I think I'm going to have a go at implementing a mesh network scheme/algorithm inspired by the ones used in batman-adv IV for my project. I can't actually implement batman-adv it's too much work and inappropriate for the ESP platform. The bare bones of the mesh algorithm on the other hand looks like a good candidate and unlike a lot of things floating around online this is an active open source project that's been through multiple iterations of working on the difficulties of mesh networking.

I need to think through how ESP-Now not having a broadcast mechanism will affect it.

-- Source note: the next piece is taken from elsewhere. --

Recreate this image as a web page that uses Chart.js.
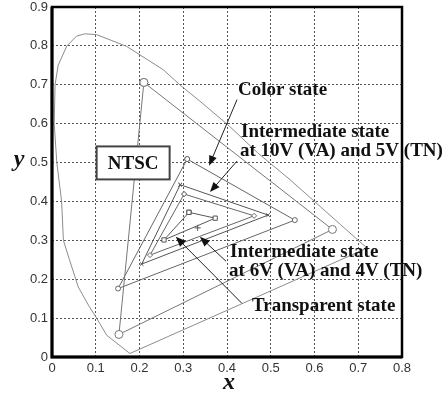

ESP-Now can send a packet to all a node's peers, but that's not the same thing, those peers need to be found and actively added in the first place.

I've done a trivial test of ESP-Now that involves running SoftAP and periodically scanning for the beacon frames, then switching the SoftAP off once you've joined the mesh. However this would very swiftly end up with multiple isolated meshes that can't find each other.

Current thinking is to have some nodes, at least one per mesh, run as SoftAP, to maintain options for peer discovery, spinning up more periodically if none are directly visible from a section of the mesh.

Likewise ESP-Now adds another layer of complication/admin as the peer table is limited to 20. This peer list will have to be pruned/updated, not something that happens in batman-adv, which only considers if a node is one-hop reachable. So there will be three potential states for a node, one-hop reachable peers, one-hop reachable non-peers and multi-hop reachable.

Thing is I know I could fix this easily if I just started sending my own crafted vendor action frames, especially broadcasts, but this way lies an even deeper rabbithole of reinventing the wheel than the one I'm already in. Using the standard SoftAP and Wi-Fi scanning libraries are an expedient way to avoid this I hope.